(Stored data entries)
══════

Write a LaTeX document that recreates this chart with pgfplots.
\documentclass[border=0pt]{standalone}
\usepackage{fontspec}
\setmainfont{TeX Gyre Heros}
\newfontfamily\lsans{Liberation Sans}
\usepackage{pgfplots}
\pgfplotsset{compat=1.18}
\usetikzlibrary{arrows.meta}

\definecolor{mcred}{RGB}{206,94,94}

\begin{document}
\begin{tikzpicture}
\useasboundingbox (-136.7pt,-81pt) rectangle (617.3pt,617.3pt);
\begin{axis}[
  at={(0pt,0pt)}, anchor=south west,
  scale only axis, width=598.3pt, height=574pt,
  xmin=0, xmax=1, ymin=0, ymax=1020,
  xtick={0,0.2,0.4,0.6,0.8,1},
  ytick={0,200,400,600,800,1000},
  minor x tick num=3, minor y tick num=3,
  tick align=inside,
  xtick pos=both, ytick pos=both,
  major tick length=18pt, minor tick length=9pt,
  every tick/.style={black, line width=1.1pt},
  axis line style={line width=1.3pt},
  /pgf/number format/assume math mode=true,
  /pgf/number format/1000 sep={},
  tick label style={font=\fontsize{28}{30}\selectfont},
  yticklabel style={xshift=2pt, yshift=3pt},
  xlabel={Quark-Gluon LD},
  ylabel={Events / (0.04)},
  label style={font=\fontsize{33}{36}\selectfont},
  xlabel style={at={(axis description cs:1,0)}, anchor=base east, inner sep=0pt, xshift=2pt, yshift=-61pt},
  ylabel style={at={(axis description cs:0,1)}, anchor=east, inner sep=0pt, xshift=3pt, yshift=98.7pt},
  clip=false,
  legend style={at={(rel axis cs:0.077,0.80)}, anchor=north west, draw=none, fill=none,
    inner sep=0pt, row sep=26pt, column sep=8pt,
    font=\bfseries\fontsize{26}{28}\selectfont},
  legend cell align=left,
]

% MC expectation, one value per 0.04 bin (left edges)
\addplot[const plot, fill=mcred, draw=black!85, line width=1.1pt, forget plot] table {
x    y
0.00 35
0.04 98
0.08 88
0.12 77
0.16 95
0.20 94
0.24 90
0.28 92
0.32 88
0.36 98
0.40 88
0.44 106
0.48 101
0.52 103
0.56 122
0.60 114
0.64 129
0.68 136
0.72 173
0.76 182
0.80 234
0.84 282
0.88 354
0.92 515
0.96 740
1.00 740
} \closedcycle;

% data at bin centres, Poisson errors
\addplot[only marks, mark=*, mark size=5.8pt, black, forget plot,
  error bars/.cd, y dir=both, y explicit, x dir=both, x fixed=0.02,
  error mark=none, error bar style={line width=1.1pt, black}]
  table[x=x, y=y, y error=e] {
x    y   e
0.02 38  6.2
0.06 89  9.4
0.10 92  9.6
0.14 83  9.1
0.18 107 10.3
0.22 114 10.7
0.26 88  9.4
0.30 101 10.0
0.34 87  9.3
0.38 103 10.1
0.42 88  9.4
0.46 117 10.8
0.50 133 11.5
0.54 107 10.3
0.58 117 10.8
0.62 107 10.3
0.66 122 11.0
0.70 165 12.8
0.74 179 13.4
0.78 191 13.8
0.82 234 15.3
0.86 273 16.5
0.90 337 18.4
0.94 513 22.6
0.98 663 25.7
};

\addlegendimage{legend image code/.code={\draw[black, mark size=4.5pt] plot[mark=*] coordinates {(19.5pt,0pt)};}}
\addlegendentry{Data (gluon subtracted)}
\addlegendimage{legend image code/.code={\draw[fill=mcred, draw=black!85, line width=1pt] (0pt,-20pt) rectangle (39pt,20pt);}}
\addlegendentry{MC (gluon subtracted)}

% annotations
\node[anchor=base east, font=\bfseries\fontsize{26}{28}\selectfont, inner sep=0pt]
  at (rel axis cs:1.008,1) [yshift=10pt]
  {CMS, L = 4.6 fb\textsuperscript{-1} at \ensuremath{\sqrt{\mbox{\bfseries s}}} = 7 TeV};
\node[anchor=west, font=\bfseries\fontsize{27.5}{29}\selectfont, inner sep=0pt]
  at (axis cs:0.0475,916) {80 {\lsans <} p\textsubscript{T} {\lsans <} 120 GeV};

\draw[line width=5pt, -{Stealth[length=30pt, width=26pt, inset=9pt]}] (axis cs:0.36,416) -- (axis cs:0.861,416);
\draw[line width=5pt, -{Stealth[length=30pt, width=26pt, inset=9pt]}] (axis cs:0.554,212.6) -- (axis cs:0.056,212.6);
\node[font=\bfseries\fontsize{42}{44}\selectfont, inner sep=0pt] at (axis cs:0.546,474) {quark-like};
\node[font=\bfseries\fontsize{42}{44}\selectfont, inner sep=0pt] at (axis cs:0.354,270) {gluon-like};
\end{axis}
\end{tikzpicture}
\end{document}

══════

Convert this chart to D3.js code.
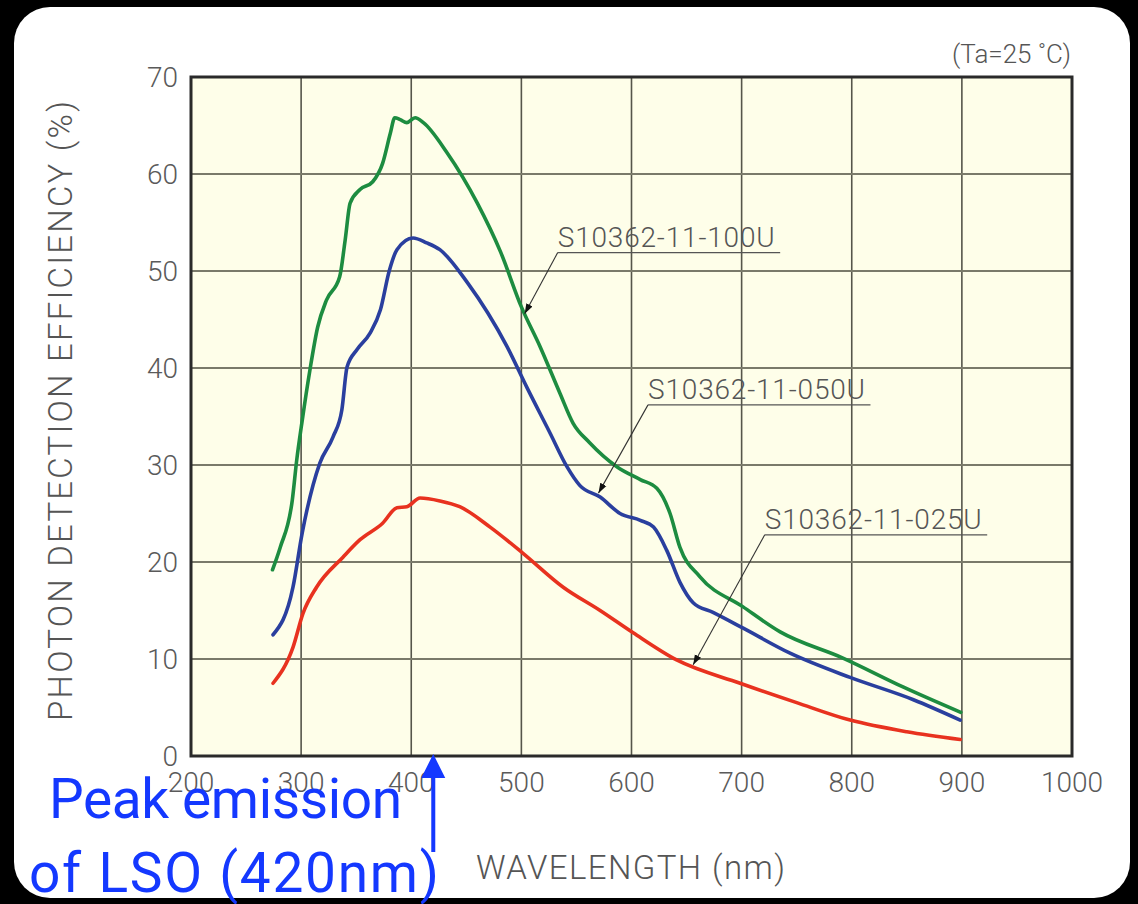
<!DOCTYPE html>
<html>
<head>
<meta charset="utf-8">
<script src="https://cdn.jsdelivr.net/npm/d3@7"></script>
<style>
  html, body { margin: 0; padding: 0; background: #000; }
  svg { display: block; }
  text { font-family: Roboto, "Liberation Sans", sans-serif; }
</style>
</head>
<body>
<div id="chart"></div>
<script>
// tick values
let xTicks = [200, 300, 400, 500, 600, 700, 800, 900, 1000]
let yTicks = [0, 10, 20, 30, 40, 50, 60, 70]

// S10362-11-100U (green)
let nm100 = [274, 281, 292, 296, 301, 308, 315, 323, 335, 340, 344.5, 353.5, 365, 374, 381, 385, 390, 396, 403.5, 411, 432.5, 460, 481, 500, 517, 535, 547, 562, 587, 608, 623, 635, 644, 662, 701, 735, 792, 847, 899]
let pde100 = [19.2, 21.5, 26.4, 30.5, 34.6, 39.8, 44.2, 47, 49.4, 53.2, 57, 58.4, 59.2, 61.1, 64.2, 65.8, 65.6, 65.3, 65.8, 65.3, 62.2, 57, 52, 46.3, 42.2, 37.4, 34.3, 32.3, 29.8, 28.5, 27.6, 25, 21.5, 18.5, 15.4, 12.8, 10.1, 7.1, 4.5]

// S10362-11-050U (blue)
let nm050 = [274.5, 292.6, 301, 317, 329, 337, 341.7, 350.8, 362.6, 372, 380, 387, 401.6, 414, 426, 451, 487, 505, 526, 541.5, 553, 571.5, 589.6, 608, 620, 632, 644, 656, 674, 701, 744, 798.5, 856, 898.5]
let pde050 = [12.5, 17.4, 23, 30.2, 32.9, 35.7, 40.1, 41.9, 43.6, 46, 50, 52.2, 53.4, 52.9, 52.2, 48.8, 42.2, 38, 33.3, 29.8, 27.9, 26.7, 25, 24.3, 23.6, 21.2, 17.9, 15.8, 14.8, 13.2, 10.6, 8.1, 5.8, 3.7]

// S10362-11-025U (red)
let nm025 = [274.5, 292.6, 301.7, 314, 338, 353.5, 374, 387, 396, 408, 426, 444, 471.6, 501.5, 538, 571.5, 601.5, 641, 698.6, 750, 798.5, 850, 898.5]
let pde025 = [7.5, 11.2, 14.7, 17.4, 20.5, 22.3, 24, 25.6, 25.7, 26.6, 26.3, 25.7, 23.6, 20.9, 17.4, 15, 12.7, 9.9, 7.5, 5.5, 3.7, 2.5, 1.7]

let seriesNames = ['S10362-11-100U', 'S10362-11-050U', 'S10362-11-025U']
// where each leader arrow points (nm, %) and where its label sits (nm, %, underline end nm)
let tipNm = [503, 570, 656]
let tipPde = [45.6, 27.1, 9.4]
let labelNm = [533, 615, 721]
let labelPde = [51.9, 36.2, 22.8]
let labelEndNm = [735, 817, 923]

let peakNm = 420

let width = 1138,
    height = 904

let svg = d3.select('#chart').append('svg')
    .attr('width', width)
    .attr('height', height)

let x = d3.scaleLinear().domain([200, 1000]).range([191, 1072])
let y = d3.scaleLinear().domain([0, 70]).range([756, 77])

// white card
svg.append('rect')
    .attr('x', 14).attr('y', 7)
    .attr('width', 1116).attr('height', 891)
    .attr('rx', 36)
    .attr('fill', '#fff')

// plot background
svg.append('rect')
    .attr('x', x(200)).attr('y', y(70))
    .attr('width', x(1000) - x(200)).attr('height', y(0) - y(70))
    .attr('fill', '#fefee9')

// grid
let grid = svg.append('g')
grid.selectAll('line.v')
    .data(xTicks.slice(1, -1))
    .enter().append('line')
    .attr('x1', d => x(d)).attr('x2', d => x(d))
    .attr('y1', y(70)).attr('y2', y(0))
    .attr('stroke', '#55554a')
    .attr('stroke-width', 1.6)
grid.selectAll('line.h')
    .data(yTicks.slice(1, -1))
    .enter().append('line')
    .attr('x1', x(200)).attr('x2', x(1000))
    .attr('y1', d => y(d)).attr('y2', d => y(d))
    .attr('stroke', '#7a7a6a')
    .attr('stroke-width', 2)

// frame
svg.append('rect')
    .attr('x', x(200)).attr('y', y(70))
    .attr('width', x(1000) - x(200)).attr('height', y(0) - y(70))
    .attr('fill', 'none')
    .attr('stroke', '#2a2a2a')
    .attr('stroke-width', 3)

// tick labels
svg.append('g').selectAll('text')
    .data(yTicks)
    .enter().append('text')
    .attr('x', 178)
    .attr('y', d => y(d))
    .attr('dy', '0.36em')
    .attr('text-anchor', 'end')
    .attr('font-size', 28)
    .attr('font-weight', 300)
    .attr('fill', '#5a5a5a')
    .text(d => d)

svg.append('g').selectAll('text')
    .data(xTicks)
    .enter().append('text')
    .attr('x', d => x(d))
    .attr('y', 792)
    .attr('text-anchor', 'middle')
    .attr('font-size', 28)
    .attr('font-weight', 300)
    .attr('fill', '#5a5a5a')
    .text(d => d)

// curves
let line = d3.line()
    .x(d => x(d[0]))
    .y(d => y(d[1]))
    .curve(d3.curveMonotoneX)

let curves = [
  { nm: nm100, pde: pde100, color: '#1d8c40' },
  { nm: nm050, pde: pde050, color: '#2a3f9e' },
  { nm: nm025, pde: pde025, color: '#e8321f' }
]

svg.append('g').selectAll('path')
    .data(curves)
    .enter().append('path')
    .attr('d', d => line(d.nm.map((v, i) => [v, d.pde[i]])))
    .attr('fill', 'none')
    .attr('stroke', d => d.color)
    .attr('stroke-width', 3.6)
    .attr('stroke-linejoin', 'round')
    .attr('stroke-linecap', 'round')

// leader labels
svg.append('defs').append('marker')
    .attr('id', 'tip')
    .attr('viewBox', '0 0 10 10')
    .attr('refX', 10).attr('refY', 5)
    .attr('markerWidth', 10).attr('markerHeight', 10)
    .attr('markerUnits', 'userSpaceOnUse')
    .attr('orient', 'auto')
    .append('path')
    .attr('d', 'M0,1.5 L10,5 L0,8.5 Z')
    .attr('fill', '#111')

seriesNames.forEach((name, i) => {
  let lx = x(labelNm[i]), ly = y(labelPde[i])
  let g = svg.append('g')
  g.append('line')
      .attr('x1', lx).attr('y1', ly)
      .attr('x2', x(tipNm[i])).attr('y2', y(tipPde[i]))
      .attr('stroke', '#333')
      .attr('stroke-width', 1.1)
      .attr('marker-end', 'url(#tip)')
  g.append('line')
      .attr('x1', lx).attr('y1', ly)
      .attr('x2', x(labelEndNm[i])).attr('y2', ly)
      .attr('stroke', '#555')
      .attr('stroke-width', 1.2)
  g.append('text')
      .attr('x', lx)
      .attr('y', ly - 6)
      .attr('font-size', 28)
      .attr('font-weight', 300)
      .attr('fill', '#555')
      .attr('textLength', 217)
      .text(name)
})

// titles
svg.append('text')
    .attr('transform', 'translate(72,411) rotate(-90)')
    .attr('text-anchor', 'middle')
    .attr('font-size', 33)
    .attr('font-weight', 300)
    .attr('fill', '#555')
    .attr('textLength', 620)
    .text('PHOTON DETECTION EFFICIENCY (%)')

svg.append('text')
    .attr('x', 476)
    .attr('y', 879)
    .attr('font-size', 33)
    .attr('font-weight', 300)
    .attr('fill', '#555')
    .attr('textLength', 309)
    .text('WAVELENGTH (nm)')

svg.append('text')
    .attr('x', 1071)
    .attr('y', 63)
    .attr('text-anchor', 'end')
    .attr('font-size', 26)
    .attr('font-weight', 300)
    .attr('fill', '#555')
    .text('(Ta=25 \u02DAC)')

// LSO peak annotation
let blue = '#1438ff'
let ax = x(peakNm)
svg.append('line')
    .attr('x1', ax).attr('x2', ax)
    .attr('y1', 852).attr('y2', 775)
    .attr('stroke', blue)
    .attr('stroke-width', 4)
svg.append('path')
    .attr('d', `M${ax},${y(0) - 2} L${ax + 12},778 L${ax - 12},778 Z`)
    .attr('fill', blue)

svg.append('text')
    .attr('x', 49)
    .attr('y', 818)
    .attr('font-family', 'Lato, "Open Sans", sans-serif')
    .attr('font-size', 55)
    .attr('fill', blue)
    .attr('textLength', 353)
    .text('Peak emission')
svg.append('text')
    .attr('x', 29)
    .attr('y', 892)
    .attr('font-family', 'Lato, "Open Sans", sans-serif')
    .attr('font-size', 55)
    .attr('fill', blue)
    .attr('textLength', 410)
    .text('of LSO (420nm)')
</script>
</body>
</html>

══════

| GOAL OF THE EXERCISE |
Look through the listing and extract every line with "chart" in it.

| ANSWER FOR THIS EXERCISE |
Write a LaTeX document that recreates this chart with pgfplots.
Convert this chart to D3.js code.
<div id="chart"></div>
let svg = d3.select('#chart').append('svg')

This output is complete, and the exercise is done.